Winter Break is officially over for the children as the spin of their alarm going off at 6:30am mark their return to school. It has been nice having them home during break with zero agenda. I have never woken my children for school, not even daycare. If you’re still sleeping, I’ll wait. I hated being woken up as a kid. I was and still am not a morning person. I hate getting up for COH appointments. Anything requiring me to get up before 8:30pm is always incredibly painful. But when the children were younger, I would literally just wait and let us be late. I always valued their sleep above anything else and for the most part still honor that. If we’re going camping – you’re getting woken up. Fishing trip? Catching a plane? All exceptions. School? Eh, you can take a tardy. These aren’t the battle hymns of the Tiger mom. These are the battle hymns of the hot mass mom. Let’s not get it twisted.
Because of the insurance drama last week all of my appointments got shifted. I’ve got labs and infusion today, regularly scheduled appointment for labs and dressing change on Wednesday with a special appointment to meet the study nurse. I got approved to be part of a study, I don’t have very many details on it, but it’s supposedly medicine that will help block out cancer cells. I truly don’t know much so we’ll find out on Wednesday what this is all about. I don’t have the low risk leukemia. I had the medium to high risk one which required a transplant and more monitoring. Thursday is my booster transplant.
I was supposed to get my follow up biopsy this week, but instead Dr. P called for a T cell transplant. It makes me nervous. I know the leukemia that I have is higher risk so I wonder why the T cell transplant instead of another biopsy unless he thinks the MRD was positive. Of course this is me spiraling as usual. I was supposed to have the secondary biopsy but instead Dr P scheduled me for T cell transplant. What happened? What changed? Is this a bad thing? Is this because my leukemia was higher risk? Does he not think the transplant worked? Omg. I have to shit my brain off.

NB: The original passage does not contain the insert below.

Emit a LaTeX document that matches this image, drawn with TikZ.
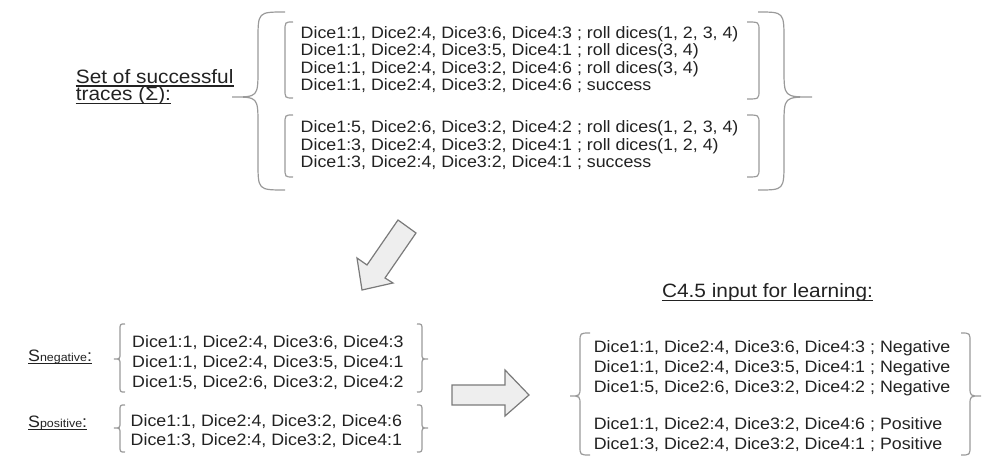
\documentclass[tikz,border=0pt]{standalone}
\usepackage{fontspec}
\setmainfont{Liberation Sans}[FakeStretch=1.08]
\definecolor{tc}{HTML}{222222}
\definecolor{bc}{HTML}{9A9A9A}
\definecolor{af}{HTML}{EEEEEE}
\definecolor{ad}{HTML}{7A7A7A}
\tikzset{
  brc/.style={draw=bc, line width=1.2pt},
  blk/.style={draw=ad, fill=af, line width=1.2pt, line join=miter},
  txt/.style={anchor=base west, inner sep=0pt, text=tc, font=\fontsize{16.5}{18}\selectfont},
  ttl/.style={anchor=base west, inner sep=0pt, text=tc, font=\fontsize{19.3}{20}\selectfont},
  ulin/.style={draw=tc, line width=1.2pt}
}
\newcommand{\drawbrace}[7]{\draw[brc] (#1,#4) .. controls (#2,#4) .. (#2,{#4+#7}) -- (#2,{#5-#7}) .. controls (#2,#5) .. (#3,#5) .. controls (#2,#5) .. (#2,{#5+#7}) -- (#2,{#6-#7}) .. controls (#2,#6) .. (#1,#6);}
\newcommand{\drawbrack}[5]{\draw[brc] (#1,#3) .. controls (#2,#3) .. (#2,{#3+#5}) -- (#2,{#4-#5}) .. controls (#2,#4) .. (#1,#4);}
\begin{document}
\begin{tikzpicture}[x=1pt, y=-1pt]
\useasboundingbox (0,0) rectangle (983,457);
% title
\node[ttl] (s1) at (75.7,83.3) {Set of successful};
\node[ttl] (s2) at (75.7,100.8) {traces (Σ):};
\draw[ulin] ([yshift=-2.8pt]s1.base west) -- ([yshift=-2.8pt]s1.base east);
\draw[ulin] ([yshift=-2.8pt]s2.base west) -- ([yshift=-2.8pt]s2.base east);
% top traces
\node[txt] (a1) at (300.5,38.3) {Dice1:1, Dice2:4, Dice3:6, Dice4:3 ; roll dices(1, 2, 3, 4)};
\node[txt] (a2) at (300.5,55.7) {Dice1:1, Dice2:4, Dice3:5, Dice4:1 ; roll dices(3, 4)};
\node[txt] (a3) at (300.5,73.1) {Dice1:1, Dice2:4, Dice3:2, Dice4:6 ; roll dices(3, 4)};
\node[txt] (a4) at (300.5,90.5) {Dice1:1, Dice2:4, Dice3:2, Dice4:6 ; success};
\node[txt] (b1) at (300.5,133) {Dice1:5, Dice2:6, Dice3:2, Dice4:2 ; roll dices(1, 2, 3, 4)};
\node[txt] (b2) at (300.5,150.4) {Dice1:3, Dice2:4, Dice3:2, Dice4:1 ; roll dices(1, 2, 4)};
\node[txt] (b3) at (300.5,167.8) {Dice1:3, Dice2:4, Dice3:2, Dice4:1 ; success};
\drawbrace{285}{258}{232}{12}{97}{190}{28}
\drawbrace{758}{784}{812}{12}{97}{190}{28}
\drawbrack{293}{285}{22}{98}{9}
\drawbrack{293}{285}{115}{177}{9}
\drawbrack{747}{759}{22}{99}{9}
\drawbrack{747}{759}{115}{177}{9}
% down-left arrow
\draw[blk] (398,220) -- (416,233) -- (385,278) -- (393,283) -- (362,290) -- (357,258) -- (367,265) -- cycle;
% S labels
\node[txt] (sn) at (28,361) {S{\fontsize{11.5}{12}\selectfont negative}:};
\node[txt] (sp) at (28,427) {S{\fontsize{11.5}{12}\selectfont positive}:};
\draw[ulin, line width=1pt] ([yshift=-2.5pt]sn.base west) -- ([yshift=-2.5pt]sn.base east);
\draw[ulin, line width=1pt] ([yshift=-2.5pt]sp.base west) -- ([yshift=-2.5pt]sp.base east);
% negative / positive sets
\node[txt] (n1) at (132,347.5) {Dice1:1, Dice2:4, Dice3:6, Dice4:3};
\node[txt] (n2) at (132,367.5) {Dice1:1, Dice2:4, Dice3:5, Dice4:1};
\node[txt] (n3) at (132,387.5) {Dice1:5, Dice2:6, Dice3:2, Dice4:2};
\node[txt] (p1) at (130.5,426) {Dice1:1, Dice2:4, Dice3:2, Dice4:6};
\node[txt] (p2) at (130.5,445) {Dice1:3, Dice2:4, Dice3:2, Dice4:1};
\drawbrace{125}{120}{114}{324}{359}{392}{6}
\drawbrace{417}{422}{428}{324}{359}{392}{6}
\drawbrace{125}{120}{114}{405}{428}{452}{6}
\drawbrace{417}{422}{428}{405}{428}{452}{6}
% right arrow
\draw[blk] (452,385) -- (505,385) -- (505,370) -- (529,395) -- (505,416) -- (505,405) -- (452,405) -- cycle;
% C4.5 input
\node[ttl, anchor=base] (c) at (767.5,298) {C4.5 input for learning:};
\draw[ulin] ([yshift=-2.8pt]c.base west) -- ([yshift=-2.8pt]c.base east);
\node[txt] (r1) at (593.6,352.5) {Dice1:1, Dice2:4, Dice3:6, Dice4:3 ; Negative};
\node[txt] (r2) at (593.6,372.5) {Dice1:1, Dice2:4, Dice3:5, Dice4:1 ; Negative};
\node[txt] (r3) at (593.6,392.5) {Dice1:5, Dice2:6, Dice3:2, Dice4:2 ; Negative};
\node[txt] (r4) at (593.6,429) {Dice1:1, Dice2:4, Dice3:2, Dice4:6 ; Positive};
\node[txt] (r5) at (593.6,449) {Dice1:3, Dice2:4, Dice3:2, Dice4:1 ; Positive};
\drawbrace{590}{580}{570}{333}{396}{455}{9}
\drawbrace{961}{970}{981}{333}{396}{455}{9}
\end{tikzpicture}
\end{document}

I’m going to hit 100 days in a few weeks. But I don’t feel like I’m getting better fast enough. I have even less hair then before. My skin is flaking off. It’s gross. I don’t have the stamina I did when I was on chemo. I don’t understand. I’m asked “How are you doing?” I genuinely don’t know how to answer that. So so? Two days good. Two days bad? I feel like it’s a stand still sometimes. I don’t get it.